Enquanto isso, o setor público cresce em ritmo superior à inflação e a promessa de uma simplificação tributária acaba se traduzindo em maior complexidade. O resultado é o aumento da carga tributária sem melhorias visíveis em serviços, eficiência ou transparência.
Conclusão: a reforma tributária e o verdadeiro desafio fiscal
O chamado “IRPF mínimo” representa, essencialmente, o reflexo de um Estado inchado que tenta redistribuir a responsabilidade fiscal sem redistribuir os gastos públicos. A tributação dos dividendos, ao invés de resolver distorções, tende a aprofundar o desequilíbrio entre quem produz e quem consome o resultado desse esforço.
O problema não está em cobrar mais de quem já paga, mas sim em persistir num modelo que premia a ineficiência e penaliza a produção.
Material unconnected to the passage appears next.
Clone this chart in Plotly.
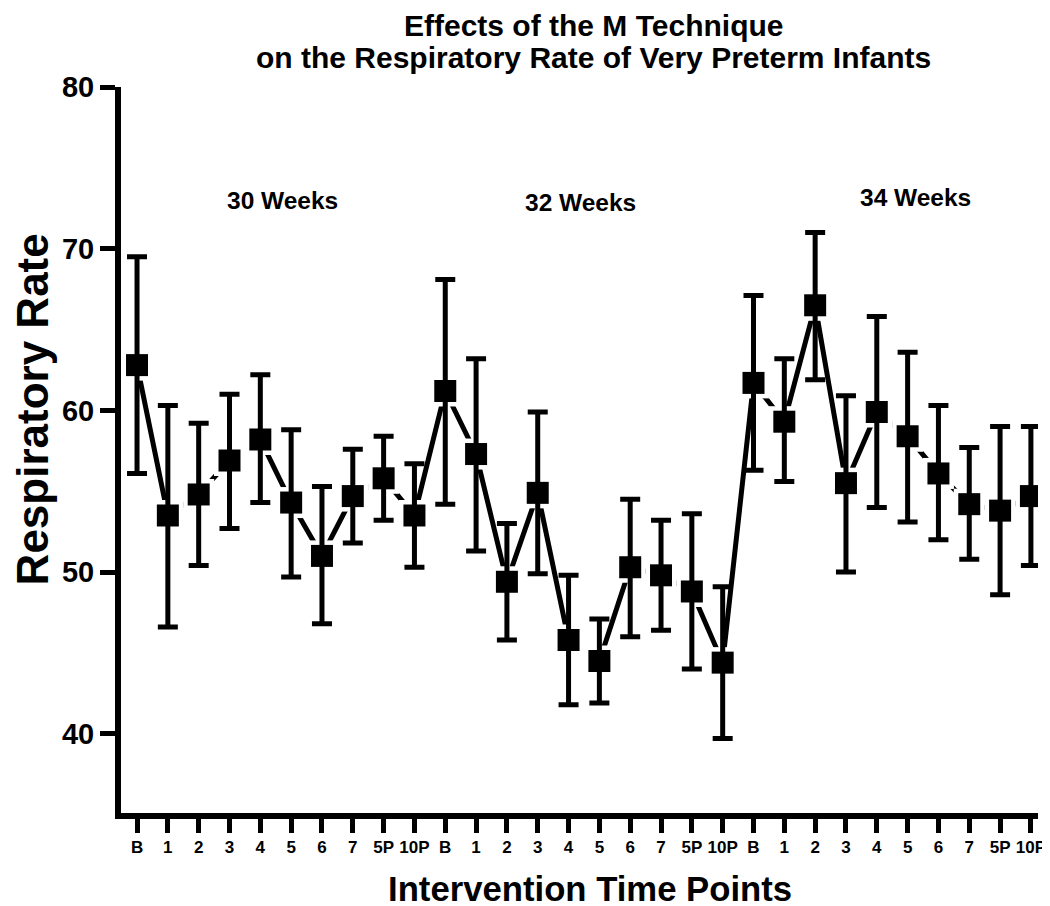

O discurso oficial de “justiça fiscal” falha ao desconsiderar que o principal desequilíbrio está na má gestão dos recursos públicos, na baixa qualidade dos serviços e na burocracia que desencoraja o investimento.
Não adiantam medidas como tributar dividendos, aumentar alíquotas ou impor pisos mínimos de IRPF se o Estado continua gastando mal, ampliando benefícios sem contrapartida e criando ambientes de incerteza para o empreendedor.
Uma política tributária moderna deveria focar na simplificação das regras, na redução das disputas judiciais, no estímulo à formalização e na garantia de segurança jurídica para os contribuintes.
Se o governo deseja realmente alcançar justiça, o caminho passa por melhorar a gestão dos recursos públicos e enxergar o contribuinte como parceiro do desenvolvimento, e não como adversário.
Sem um setor empresarial fortalecido, não há geração de emprego; sem emprego, não existe crescimento; e sem crescimento, a arrecadação nunca será suficiente para resolver os desafios do país.
O contribuinte brasileiro já sabe que as reformas prometidas para simplificar o sistema sempre acabam criando mais complexidade. Nesse cenário, talvez o único “mínimo” que reste seja a paciência para compreender as regras e a esperança de que elas possam finalmente funcionar.